David Frum (Surprisingly?) Gets it Right on Abortion

David Frum (Surprisingly?) Gets it Right on Abortion

Perhaps because he was a speechwriter for President George W. Bush, I don’t often expect to agree with David Frum.

However, in his latest piece over at CNN.com, he “gets real” about abortion and I think gets it right.  As most activists for protecting access to safe and legal abortion as an issue of women’s health know, and have been pointing out for years, Frum states:

If you’re serious about reducing abortion, the most important issue is not which abortions to ban. The most important issue is how will you support women to have the babies they want.

As a general rule, societies that do the most to support mothers and child-bearing have the fewest abortions. Societies that do the least to support mothers and child-bearing have more abortions.

Frum goes on to give examples about maternal health policies and practices from Germany as a prime example of a nation with socialized medicine and generous health benefits, and one of the world’s lowest abortion rates.  And, he points out:

Even here in the United States, where parental benefits are much less generous, abortion responds to economic conditions. In the prosperous 1990s, abortion rates declined rapidly. In the less prosperous ’00s, abortion rates declined more slowly. When the economy plunged into crisis in 2008, abortion rates abruptly rose again.

I’ve noted here on this blog how Bryce Covert highlighted this economic reality over at The Nation earlier this year.  Frum continues:

These trends should not surprise anyone. Women choose abortion for one overwhelming reason: economic insecurity. The large majority of women who chose abortion in 2008, 57%, reported a disruptive event in their lives in the previous 12 months: most often, the loss of a job or home.

Of the women who choose abortion, 58% are in their 20s. Some 61% of them already have a child. Almost 70% of them are poor or near poor.

Three-quarters say they cannot afford another child.

It is important to note, in contrast to what anti-choicers and blog trolls will say, that this is not a cavalier decision a woman makes, and not one that paves the way for killing children if you lose your job.  Only Pat Robertson would jump to that nonsensical conclusion.

Frum gives examples from the Netherlands and why immigrant women’s abortion rates have been rising:

They chose abortion because they had become sexually active within male-dominated immigrant subcultures in which access to birth control was restricted, in which female sexuality was tightly policed, in which girls who become pregnant outside marriage are disgraced and in which the costs and obligations of childbearing loaded almost entirely on women alone.

Thus, globally:

Abortion is a product of poverty and maternal distress.
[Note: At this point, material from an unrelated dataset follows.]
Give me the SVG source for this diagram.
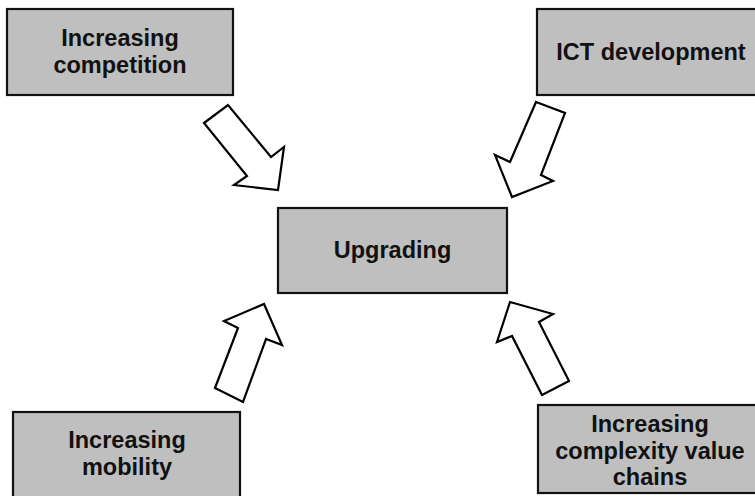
<svg xmlns="http://www.w3.org/2000/svg" width="755" height="496" viewBox="0 0 755 496">
<style>
.box{fill:#bfbfbf;stroke:#111;stroke-width:2.2}
.lbl{font-family:"Liberation Sans",Arial,sans-serif;font-weight:bold;font-size:23.5px;fill:#111;text-anchor:middle}
.arr{fill:#fff;stroke:#000;stroke-width:2.2;stroke-linejoin:miter}
</style>
<rect width="755" height="496" fill="#fff"/>
<g id="connectors">
<polygon class="arr" points="204,123 228,105 271,157 284,147 278,190 234,185 247,176"/>
<polygon class="arr" points="536,102 565,113 541,175 553,181 512,197 495,155 510,162"/>
<polygon class="arr" points="215,388 238,328 224,321 264,304 282,345 266,339 243,402"/>
<polygon class="arr" points="569,381 542,395 512,336 497,342 510,302 553,314 539,322"/>
</g>
<g id="competition">
<rect class="box" x="7" y="9" width="226" height="86"/>
<text class="lbl" x="120" y="46">Increasing</text>
<text class="lbl" x="120" y="73">competition</text>
</g>
<g id="ict">
<rect class="box" x="537" y="9" width="228" height="86"/>
<text class="lbl" x="651" y="60">ICT development</text>
</g>
<g id="upgrading">
<rect class="box" x="278" y="208" width="229" height="85"/>
<text class="lbl" x="392.5" y="258">Upgrading</text>
</g>
<g id="mobility">
<rect class="box" x="13" y="412" width="227" height="100"/>
<text class="lbl" x="127" y="448">Increasing</text>
<text class="lbl" x="127" y="475">mobility</text>
</g>
<g id="complexity">
<rect class="box" x="538" y="405" width="224" height="88"/>
<text class="lbl" x="650" y="432">Increasing</text>
<text class="lbl" x="650" y="459">complexity value</text>
<text class="lbl" x="650" y="485">chains</text>
</g>
</svg>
Not only can we do something to alleviate these things, we have in living memory in this country a keen understanding of what life was like when abortion was not safe and legal:

 A woman who enjoys the most emotional and financial security and who has chosen the timing of her pregnancy will not choose abortion, even when abortion laws are liberal. A woman who is dominated, who is poor and who fears bearing the child is likely to find an abortion, even where abortion is restricted, as it was across the United States before 1965.

Regardless of political persuasion, if we do in fact get real about abortion and reproductive justice, rather than getting hyperbolic, we can all get it right.